WORK TO COMPLETE:
Gather each line in the entries that includes the string "this".

>> begin RECORD LIST

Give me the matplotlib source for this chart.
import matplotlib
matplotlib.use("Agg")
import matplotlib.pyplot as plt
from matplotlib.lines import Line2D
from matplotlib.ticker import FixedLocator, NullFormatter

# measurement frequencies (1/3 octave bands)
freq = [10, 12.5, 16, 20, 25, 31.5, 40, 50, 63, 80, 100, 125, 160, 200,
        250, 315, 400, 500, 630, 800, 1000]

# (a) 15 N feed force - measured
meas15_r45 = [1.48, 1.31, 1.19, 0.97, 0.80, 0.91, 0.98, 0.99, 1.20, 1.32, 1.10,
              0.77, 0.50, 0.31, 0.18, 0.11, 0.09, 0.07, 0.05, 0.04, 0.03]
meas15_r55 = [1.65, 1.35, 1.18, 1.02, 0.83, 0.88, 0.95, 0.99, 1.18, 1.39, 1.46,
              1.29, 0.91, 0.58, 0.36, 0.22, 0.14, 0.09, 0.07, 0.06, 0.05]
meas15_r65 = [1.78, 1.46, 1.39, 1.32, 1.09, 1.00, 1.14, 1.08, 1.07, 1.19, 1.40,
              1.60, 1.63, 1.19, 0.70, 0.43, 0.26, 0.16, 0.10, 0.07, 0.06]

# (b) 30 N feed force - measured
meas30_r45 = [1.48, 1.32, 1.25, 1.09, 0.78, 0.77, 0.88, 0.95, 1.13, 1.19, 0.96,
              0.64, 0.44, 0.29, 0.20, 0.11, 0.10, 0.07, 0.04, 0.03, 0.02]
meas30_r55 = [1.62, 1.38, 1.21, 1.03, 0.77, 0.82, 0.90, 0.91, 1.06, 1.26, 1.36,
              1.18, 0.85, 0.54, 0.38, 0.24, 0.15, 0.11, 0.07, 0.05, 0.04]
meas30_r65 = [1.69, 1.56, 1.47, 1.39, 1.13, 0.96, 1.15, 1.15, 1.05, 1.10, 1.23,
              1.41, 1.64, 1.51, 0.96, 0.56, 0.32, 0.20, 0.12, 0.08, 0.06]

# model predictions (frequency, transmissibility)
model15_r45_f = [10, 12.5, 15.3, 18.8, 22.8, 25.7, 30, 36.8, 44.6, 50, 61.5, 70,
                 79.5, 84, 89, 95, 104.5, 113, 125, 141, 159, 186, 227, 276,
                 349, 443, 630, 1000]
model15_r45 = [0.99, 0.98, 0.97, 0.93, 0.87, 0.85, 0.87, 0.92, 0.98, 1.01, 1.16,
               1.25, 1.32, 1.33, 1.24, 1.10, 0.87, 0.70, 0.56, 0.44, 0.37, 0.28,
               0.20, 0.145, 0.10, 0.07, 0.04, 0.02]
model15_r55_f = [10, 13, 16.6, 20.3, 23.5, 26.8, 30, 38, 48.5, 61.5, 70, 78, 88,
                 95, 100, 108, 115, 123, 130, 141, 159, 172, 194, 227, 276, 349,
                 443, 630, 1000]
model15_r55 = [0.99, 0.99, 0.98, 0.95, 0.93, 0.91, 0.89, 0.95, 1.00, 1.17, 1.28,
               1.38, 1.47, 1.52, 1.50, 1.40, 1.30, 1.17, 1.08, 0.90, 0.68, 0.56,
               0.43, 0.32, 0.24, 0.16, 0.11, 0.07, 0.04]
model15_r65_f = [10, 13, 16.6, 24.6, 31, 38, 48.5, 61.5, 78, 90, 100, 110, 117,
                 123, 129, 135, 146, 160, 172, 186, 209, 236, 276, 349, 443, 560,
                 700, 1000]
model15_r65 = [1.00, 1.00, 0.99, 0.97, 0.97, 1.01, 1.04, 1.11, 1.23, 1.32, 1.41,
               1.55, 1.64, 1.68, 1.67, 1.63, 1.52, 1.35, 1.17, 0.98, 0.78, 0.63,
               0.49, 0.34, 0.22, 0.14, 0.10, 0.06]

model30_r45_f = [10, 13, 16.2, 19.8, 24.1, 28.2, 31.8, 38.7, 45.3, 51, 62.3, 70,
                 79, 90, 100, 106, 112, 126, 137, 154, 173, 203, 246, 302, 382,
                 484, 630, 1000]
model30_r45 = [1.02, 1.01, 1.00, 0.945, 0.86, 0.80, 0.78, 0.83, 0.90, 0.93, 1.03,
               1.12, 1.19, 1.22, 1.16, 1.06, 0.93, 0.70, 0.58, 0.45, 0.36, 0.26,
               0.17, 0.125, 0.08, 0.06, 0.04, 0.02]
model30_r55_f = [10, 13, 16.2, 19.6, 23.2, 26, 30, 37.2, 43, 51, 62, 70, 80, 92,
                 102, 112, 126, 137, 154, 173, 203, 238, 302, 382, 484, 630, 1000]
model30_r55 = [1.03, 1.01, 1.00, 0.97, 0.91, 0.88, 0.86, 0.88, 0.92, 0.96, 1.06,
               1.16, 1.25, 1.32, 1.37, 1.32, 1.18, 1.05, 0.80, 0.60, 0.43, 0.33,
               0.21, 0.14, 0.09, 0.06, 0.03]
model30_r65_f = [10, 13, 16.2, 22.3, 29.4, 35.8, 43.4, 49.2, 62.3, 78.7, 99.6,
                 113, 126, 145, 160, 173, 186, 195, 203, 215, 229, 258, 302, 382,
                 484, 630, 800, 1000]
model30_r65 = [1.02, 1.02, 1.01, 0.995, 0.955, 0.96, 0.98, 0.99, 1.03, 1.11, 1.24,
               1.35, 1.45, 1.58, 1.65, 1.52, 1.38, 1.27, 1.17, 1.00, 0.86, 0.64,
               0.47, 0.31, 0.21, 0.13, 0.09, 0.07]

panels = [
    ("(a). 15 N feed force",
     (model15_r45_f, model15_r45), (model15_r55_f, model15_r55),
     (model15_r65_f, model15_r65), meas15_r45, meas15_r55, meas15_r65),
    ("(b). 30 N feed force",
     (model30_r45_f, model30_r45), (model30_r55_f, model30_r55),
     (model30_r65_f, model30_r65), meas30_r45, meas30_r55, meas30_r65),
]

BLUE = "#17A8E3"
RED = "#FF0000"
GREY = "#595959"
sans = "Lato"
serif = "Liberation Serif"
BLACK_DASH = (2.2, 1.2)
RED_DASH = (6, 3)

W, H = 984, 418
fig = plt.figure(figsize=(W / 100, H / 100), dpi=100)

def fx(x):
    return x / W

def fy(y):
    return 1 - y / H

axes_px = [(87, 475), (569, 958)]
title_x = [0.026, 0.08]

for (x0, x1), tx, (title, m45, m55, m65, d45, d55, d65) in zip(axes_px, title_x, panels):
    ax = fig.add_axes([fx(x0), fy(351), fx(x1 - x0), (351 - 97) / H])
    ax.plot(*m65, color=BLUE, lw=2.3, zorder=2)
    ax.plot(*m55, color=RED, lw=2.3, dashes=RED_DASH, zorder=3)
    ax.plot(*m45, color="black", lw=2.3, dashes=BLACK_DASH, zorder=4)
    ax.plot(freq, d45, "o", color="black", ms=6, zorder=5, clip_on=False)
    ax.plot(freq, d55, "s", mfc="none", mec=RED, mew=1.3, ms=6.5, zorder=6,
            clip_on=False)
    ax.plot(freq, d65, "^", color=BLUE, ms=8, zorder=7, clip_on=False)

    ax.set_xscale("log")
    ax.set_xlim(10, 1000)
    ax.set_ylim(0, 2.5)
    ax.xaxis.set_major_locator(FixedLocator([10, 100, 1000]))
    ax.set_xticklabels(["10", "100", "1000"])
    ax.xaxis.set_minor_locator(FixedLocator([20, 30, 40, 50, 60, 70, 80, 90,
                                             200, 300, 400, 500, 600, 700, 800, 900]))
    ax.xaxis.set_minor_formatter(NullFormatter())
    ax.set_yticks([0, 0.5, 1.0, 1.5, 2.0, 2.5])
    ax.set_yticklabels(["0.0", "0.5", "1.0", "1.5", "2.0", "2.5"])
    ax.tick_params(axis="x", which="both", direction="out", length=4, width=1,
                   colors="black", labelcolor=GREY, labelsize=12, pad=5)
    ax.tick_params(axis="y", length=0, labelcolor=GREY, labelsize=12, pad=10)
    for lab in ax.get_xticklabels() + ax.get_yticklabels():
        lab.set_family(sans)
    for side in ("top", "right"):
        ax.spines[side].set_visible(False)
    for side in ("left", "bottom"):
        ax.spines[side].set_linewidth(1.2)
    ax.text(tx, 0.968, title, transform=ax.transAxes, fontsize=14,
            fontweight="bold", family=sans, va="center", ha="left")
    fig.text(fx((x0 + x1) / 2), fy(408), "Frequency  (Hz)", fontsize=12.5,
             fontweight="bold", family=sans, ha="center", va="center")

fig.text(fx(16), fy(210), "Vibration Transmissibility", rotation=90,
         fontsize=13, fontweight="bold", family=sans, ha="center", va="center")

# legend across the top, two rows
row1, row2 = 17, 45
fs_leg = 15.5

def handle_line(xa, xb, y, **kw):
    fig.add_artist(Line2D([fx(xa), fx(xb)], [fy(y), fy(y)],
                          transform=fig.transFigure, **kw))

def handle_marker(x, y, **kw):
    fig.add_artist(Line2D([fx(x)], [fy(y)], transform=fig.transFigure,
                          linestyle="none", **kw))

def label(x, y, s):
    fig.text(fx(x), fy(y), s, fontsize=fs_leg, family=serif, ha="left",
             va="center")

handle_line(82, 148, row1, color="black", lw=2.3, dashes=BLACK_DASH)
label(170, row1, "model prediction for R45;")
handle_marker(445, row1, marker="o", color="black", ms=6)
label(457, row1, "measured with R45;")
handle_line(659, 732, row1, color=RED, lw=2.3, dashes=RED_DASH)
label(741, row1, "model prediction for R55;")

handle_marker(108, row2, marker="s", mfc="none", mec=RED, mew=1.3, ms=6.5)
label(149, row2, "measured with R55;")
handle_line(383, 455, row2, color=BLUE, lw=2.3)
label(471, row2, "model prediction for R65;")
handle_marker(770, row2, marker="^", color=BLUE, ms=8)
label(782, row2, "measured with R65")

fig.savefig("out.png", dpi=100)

>> end RECORD LIST
>> begin RECORD LIST

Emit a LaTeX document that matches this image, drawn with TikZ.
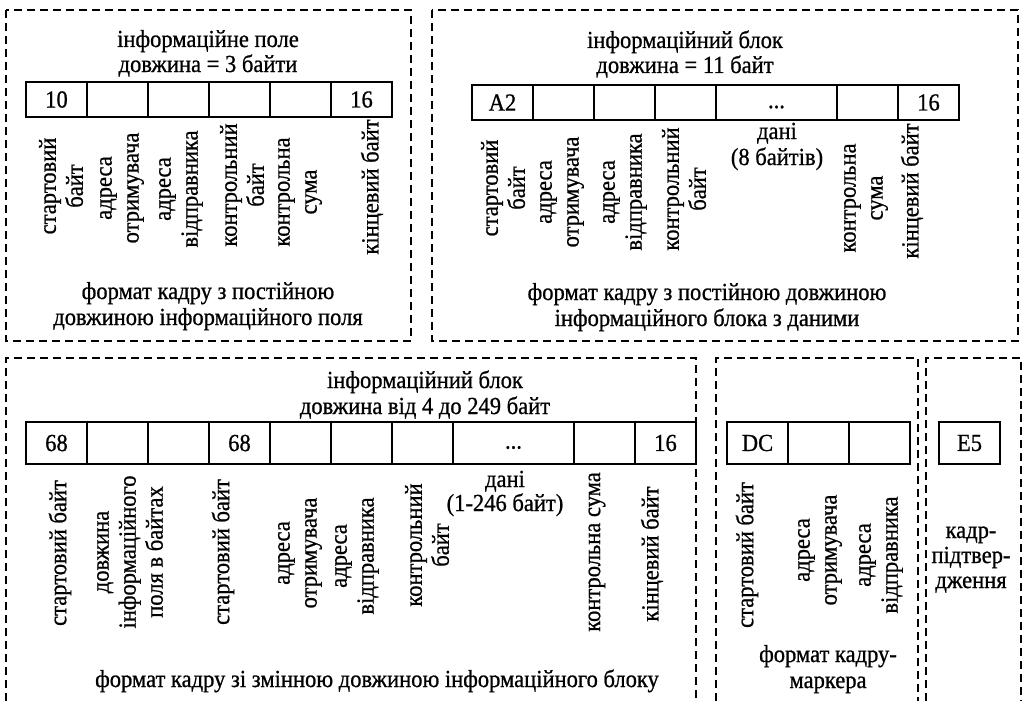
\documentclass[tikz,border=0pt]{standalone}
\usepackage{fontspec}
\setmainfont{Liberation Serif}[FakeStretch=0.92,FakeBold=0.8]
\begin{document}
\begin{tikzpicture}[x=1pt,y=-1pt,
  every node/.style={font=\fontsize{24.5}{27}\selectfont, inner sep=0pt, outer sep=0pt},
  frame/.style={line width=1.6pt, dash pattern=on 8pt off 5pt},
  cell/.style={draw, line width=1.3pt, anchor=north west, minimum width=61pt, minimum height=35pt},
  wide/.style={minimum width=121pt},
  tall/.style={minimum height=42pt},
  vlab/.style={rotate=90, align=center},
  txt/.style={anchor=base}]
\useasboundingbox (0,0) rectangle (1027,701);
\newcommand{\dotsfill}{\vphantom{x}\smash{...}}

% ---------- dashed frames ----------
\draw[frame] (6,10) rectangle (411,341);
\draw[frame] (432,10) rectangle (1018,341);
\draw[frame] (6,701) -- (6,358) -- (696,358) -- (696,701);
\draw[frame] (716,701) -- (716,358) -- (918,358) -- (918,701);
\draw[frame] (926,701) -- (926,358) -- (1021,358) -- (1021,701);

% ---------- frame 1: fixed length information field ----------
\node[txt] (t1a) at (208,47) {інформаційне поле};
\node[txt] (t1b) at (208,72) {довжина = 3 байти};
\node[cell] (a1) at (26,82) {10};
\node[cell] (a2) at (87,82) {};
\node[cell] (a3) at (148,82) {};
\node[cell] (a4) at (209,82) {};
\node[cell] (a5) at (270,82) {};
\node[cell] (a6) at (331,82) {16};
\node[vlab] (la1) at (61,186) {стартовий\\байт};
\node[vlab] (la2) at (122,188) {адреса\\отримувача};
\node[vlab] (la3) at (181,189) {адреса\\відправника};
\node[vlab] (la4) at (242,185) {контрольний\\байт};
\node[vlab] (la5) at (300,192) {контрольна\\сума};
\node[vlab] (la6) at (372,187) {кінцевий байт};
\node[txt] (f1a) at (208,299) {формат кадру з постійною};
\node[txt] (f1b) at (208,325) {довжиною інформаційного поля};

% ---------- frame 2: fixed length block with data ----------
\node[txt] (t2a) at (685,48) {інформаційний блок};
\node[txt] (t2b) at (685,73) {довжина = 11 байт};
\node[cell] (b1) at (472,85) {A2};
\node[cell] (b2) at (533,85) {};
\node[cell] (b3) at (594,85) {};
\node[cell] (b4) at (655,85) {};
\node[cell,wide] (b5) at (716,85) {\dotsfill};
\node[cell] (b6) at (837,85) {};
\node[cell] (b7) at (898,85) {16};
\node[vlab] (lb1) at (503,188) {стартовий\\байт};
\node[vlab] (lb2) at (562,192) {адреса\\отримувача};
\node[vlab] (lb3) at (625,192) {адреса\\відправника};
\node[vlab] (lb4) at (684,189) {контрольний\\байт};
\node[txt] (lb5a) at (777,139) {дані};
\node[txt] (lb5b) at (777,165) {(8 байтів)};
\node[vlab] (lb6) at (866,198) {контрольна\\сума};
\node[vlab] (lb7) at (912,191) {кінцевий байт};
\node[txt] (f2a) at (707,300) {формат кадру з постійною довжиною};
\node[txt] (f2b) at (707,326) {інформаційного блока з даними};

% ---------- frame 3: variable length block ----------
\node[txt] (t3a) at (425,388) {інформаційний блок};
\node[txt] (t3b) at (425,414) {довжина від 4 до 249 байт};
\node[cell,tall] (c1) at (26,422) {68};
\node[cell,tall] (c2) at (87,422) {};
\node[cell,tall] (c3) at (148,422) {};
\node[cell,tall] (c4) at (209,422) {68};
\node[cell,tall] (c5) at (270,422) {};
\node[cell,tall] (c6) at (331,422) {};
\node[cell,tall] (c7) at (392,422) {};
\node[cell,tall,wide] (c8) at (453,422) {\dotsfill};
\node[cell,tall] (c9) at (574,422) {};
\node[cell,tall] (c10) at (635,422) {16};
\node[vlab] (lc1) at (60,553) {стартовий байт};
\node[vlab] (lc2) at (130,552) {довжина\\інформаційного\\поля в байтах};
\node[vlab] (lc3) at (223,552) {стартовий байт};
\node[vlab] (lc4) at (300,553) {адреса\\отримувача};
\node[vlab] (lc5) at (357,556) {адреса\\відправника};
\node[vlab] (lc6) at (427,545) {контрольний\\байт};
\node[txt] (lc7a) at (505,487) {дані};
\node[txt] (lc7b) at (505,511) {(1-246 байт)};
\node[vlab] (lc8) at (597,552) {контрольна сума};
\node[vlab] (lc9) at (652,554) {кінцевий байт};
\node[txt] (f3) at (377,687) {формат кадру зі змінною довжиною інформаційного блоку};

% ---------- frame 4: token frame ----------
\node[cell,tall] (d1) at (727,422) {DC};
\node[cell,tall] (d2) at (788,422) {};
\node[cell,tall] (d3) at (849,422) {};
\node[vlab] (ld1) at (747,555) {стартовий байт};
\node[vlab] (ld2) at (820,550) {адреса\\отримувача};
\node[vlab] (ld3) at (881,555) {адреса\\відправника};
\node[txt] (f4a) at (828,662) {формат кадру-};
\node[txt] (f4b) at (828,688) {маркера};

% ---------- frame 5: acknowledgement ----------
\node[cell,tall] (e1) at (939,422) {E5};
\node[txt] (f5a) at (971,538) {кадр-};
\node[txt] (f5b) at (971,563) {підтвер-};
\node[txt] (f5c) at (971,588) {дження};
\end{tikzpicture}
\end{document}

>> end RECORD LIST

THE OUTPUT:
Give me the matplotlib source for this chart.
Emit a LaTeX document that matches this image, drawn with TikZ.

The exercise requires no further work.